Marte spent his first seven seasons with the Pittsburgh Pirates. He later became a valuable trade deadline chip for the underachieving Arizona Diamondbacks, Miami Marlins and Oakland Athletics the last two seasons.
The 33-year-old landed in Queens amid a flurry of notable signings Mets owner Steve Cohen approved ahead of this past winter’s MLB lockout.
Marte, who signed a four-year, $78 million contract, joined Max Scherzer, Eduardo Escobar and Mark Canha in the free agent pilgrimage to New York.
Today, two weeks into the young major league season, Cohen, Marte and the Mets sit near the top of both the National League standings and Major League Baseball’s highest payrolls.
Starling Marte appreciates Steve Cohen’s commitment
Cohen’s deep pockets have quickly done away with the Mets’ fan base’s residual trauma brought on by the old ownership regime while injecting motivation and excitement into the team’s bolstered roster.
For a five-tool, veteran outfielder, it is exactly what Marte and other players want when playing for an organization.

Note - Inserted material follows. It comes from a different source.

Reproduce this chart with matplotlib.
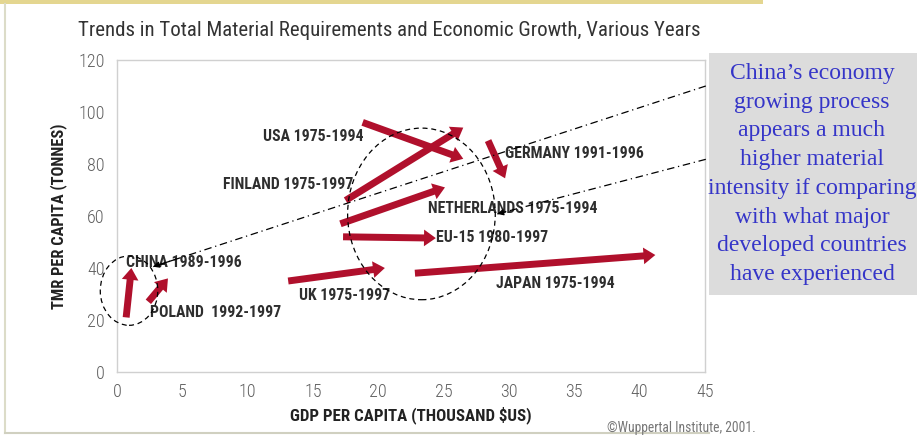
import matplotlib
matplotlib.use("Agg")
import matplotlib.pyplot as plt
from matplotlib.patches import Ellipse, FancyArrowPatch, Rectangle

# trend arrows: (GDP, TMR) at start and end of each period
countries = ["CHINA", "POLAND", "UK", "EU-15", "NETHERLANDS",
             "FINLAND", "USA", "GERMANY", "JAPAN"]
periods = ["1989-1996", "1992-1997", "1975-1997", "1980-1997", "1975-1994",
           "1975-1997", "1975-1994", "1991-1996", "1975-1994"]
gdp_start = [0.7, 2.4, 13.1, 17.3, 17.1, 17.5, 18.8, 28.4, 22.8]
gdp_end = [1.1, 3.9, 20.5, 24.4, 25.1, 26.5, 26.5, 29.7, 41.2]
tmr_start = [21, 27, 35, 52, 57, 66, 96, 89, 38]
tmr_end = [40, 36, 40, 51.5, 71, 94, 82, 74.5, 45]

# where each label sits (left edge, vertical centre)
label_pos = [(0.7, 42), (2.5, 23), (13.9, 29.5), (24.4, 51.6), (23.8, 63),
             (8.1, 72.2), (11.2, 90.6), (29.7, 84), (29.0, 34)]

x_ticks = [0, 5, 10, 15, 20, 25, 30, 35, 40, 45]
y_ticks = [0, 20, 40, 60, 80, 100, 120]

note = ("China\u2019s economy\ngrowing process\nappears a much\nhigher material\n"
        "intensity if comparing\nwith what major\ndeveloped countries\nhave experienced")

narrow = ["Roboto Condensed", "Archivo Narrow", "PT Sans Narrow",
          "IBM Plex Sans Condensed", "DejaVu Sans"]
red = "#b0102c"

fig = plt.figure(figsize=(9.17, 4.36), dpi=100)
ax = fig.add_axes([117 / 917, 64 / 436, 588 / 917, 312 / 436])

ax.set_xlim(0, 45)
ax.set_ylim(0, 120)
ax.set_xticks(x_ticks)
ax.set_yticks(y_ticks)
ax.tick_params(length=0, labelsize=13, labelcolor="#606060")
ax.tick_params(axis="y", pad=9)
ax.tick_params(axis="x", pad=8)
for lbl in ax.get_xticklabels() + ax.get_yticklabels():
    lbl.set_family(narrow)
    lbl.set_fontweight("light")
for s in ax.spines.values():
    s.set_color("#d0d0d0")
    s.set_linewidth(1)

for i, name in enumerate(countries):
    arr = FancyArrowPatch((gdp_start[i], tmr_start[i]), (gdp_end[i], tmr_end[i]),
                          arrowstyle="simple,head_length=0.85,head_width=1.2,tail_width=0.5",
                          mutation_scale=10, color=red, lw=0,
                          shrinkA=0, shrinkB=0, zorder=3)
    ax.add_patch(arr)
    sep = "  " if name == "POLAND" else " "
    ax.text(label_pos[i][0], label_pos[i][1], name + sep + periods[i],
            family=narrow, fontweight="bold", fontsize=11.3, color="#2e2e2e",
            ha="left", va="center", zorder=4)

# dashed rings round China/Poland and the developed economies
ax.add_patch(Ellipse((0.92, 31.3), 4.4, 26.7, fill=False, ls=(0, (4, 3)),
                     lw=0.9, color="black", clip_on=False, zorder=5))
ax.add_patch(Ellipse((23.3, 60.8), 11.3, 66, fill=False, ls=(0, (4, 3)),
                     lw=0.9, color="black", clip_on=False, zorder=5))

# dash-dot pointers from the note to the two rings
pointers = [((45.06, 110), (2.76, 40.5)), ((45.06, 81.8), (29.1, 60.8))]
for (x0, y0), (x1, y1) in pointers:
    ax.plot([x0, x1], [y0, y1], color="black", lw=0.9,
            ls=(0, (6, 3, 1, 3)), clip_on=False, zorder=5)
    ax.annotate("", xy=(x1, y1),
                xytext=(x1 + (x0 - x1) * 0.04, y1 + (y0 - y1) * 0.04),
                arrowprops=dict(arrowstyle="-|>", color="black", lw=0.9,
                                mutation_scale=9, shrinkA=0, shrinkB=0),
                annotation_clip=False, zorder=5)

ax.set_xlabel("GDP PER CAPITA (THOUSAND $US)", family=narrow, fontweight="bold",
              fontsize=12.2, color="#222222", labelpad=4)
ax.set_ylabel("TMR PER CAPITA (TONNES)", family=narrow, fontweight="bold",
              fontsize=11.8, color="#222222", labelpad=8)

fig.text(78 / 917, 1 - 30 / 436,
         "Trends in Total Material Requirements and Economic Growth, Various Years",
         family=narrow, fontsize=15, color="#333333", ha="left", va="center")
fig.text(607 / 917, 1 - 428 / 436, "\u00a9Wuppertal Institute, 2001.",
         family=narrow, fontsize=9.8, color="#777777", ha="left", va="center")

# page frame
fig.patches.append(Rectangle((0, 1 - 4 / 436), 763 / 917, 4 / 436,
                             transform=fig.transFigure, color="#e4d690", lw=0))
fig.lines.append(plt.Line2D([5 / 917, 5 / 917], [3 / 436, 1 - 4 / 436],
                            transform=fig.transFigure, color="#dcdcc8", lw=1.5))
fig.lines.append(plt.Line2D([5 / 917, 709 / 917], [3 / 436, 3 / 436],
                            transform=fig.transFigure, color="#d0d0c0", lw=1.5))

# grey note box
fig.patches.append(Rectangle((709 / 917, 1 - 295 / 436), 208 / 917, 242 / 436,
                             transform=fig.transFigure, color="#dcdcdc", lw=0))
fig.text(812 / 917, 1 - 174 / 436, note, family=["Liberation Serif", "DejaVu Serif"],
         fontsize=17, color="#3535c8", ha="center", va="center", linespacing=1.48)

fig.savefig("out.png", dpi=100)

“It’s nice to compete every year, especially with a team that wants to win and is willing to do what it takes to make it happen,” said Marte, who entered Wednesday night’s game with the second most RBI on his team with 10. “When you have a team that wants to win, it requires you to play at your best, and that’s exciting to enter a game with a winning mentality.”
The Santo Domingo native has had his fair share of playing for teams unwilling to spend on players in order to improve.
No tanking in Queens
This season the combined payroll of the Pirates, Diamondbacks, Marlins and Athletics surpasses that of the Mets by only $14 million. Three of those four teams were on the receiving end of a 2018 grievance filed by the Major League Baseball Players Association in response to their lack of revenue-sharing spending.
The issue of tanking has plagued MLB and remained a prominent issue that the players union wanted addressed during the collective bargaining negotiations prior to the season.
Because of the long road it has taken to land with a team that competes consistently, Marte is simply excited to have the opportunity to play on a competitive team. He appreciates finally being on a team he knows is a threat from top to bottom.
“The team [the front office] has put together is strong in every sense of the word,” he said. “From the pitching, to the hitting to the defensive, it feels good.”